Attorneys for John Angelos will soon answer the complaint and seek its dismissal. For now, he has issued a statement promising “the Orioles will remain in Baltimore.”
League commissioners try to keep ownership disputes out of court, where sensitive records can become public. Confidential emails, owners’ financial records—which are of particular interest to players’ unions—and sworn testimony on divisive topics are all able to be revealed. Commissioners also try to insulate their decisions from judges and juries, who are charged with resolving narrow legal disputes rather than weighing league-wide consequences.
To that end, commissioners sometimes invoke league constitutions, which specify the fiduciary relationship between a league, its commissioner, the teams and the owners. The commissioner ordinarily holds exclusive jurisdiction to arbitrate any dispute that either involves two or more holders of ownership in a team or concerns a controversy the commissioner deems detrimental to their league’s best interests.
Leagues can attempt to wrest control of ownership lawsuits by filing motions to intervene. A judge will typically authorize a so-called “intervenor” so long as it has a legitimate stake in the lawsuit’s outcome. Unlike other nonparties, an intervenor can file briefs and participate in court hearings.
Over the last two years, the NFL and NHL have successfully intervened in ownership lawsuits.
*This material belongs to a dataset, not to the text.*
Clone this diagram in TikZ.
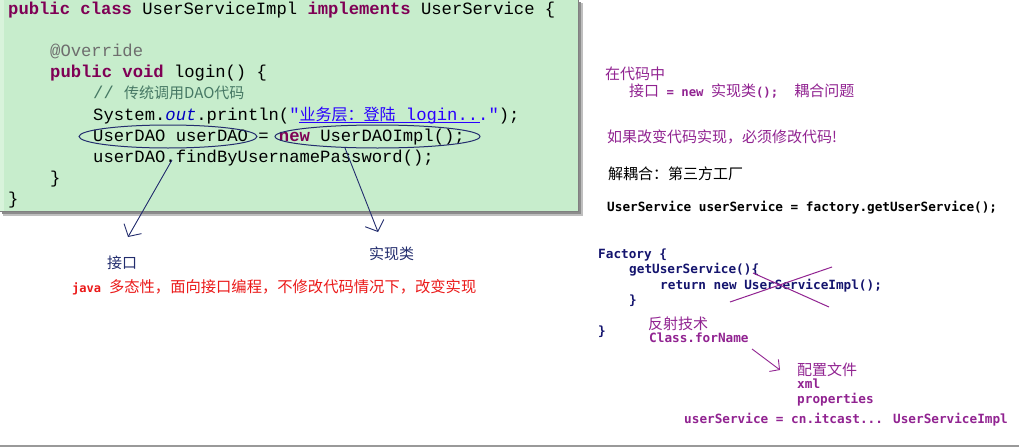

Two years ago, the NFL intervened in a federal litigation involving Daniel Snyder and limited partners of the Washington Commanders. The NFL convinced a judge to dismiss the case to arbitration overseen by commissioner Roger Goodell. In recent months, the NHL has intervened in federal and state litigations involving the Fenway Sports Group, Mario Lemieux, Ron Burkle and limited partners of the Pittsburgh Penguins. Due to successful advocacy by NHL attorneys, the state case is headed for review by commissioner Gary Bettman.
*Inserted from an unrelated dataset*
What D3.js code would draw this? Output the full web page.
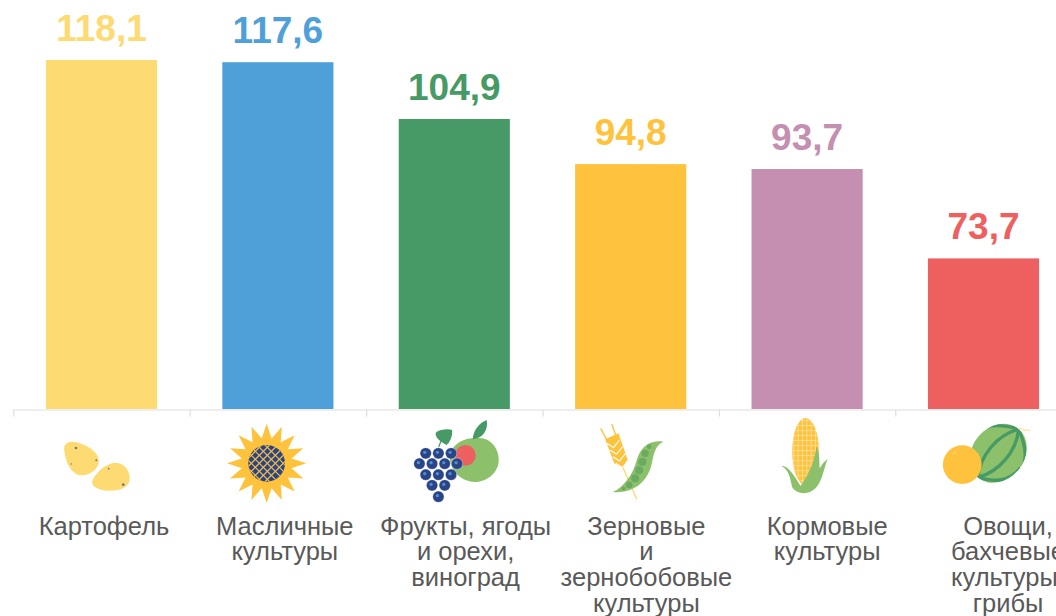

Like other leagues, MLB’s constitution contains language that can compel arbitration. Article VI states that “disputes and controversies related in any way” to MLB, including those concerning owners and executives, “shall be submitted to the Commissioner, as arbitrator, who, after hearing, shall have the sole and exclusive right to decide such disputes and controversies and whose decision shall be final and unappealable.”
This clause goes on to state that teams shouldn’t “engage in any form of litigation between or among themselves or with any MLB entity” as doing so would undermine the “best interest of Baseball.” Further, teams, owners and executives accept that the commissioner’s decisions as “final” and “unappealable” and they “waive” any potential opportunities to sue. Meanwhile, Article II accords broad authority to the commissioner to punish teams and owners for conduct deemed not in the “best interests” of baseball.
MLB hasn’t moved to intervene in the Angelos litigation. Unlike the lawsuits concerning the Commanders and Penguins, the Orioles’ lawsuit is a dispute between members of the same family. MLB might prefer the case resolved on its own, even if Lou Angelos is seeking a court order that would enjoin his brother from taking actions on behalf of the Orioles. The order would bar John Angelos “from conducting negotiations for the sale of the Baltimore Orioles or of [Orioles TV partner] Mid-Atlantic Sports Network or both.” As a point of comparison, the NFL has not (yet) moved to intervene in the lawsuit involving Spanos children and control of a trust that partially owns the Los Angeles Chargers.
As the Angelos suit proceeds, MLB may find itself part of the case, with or without consent.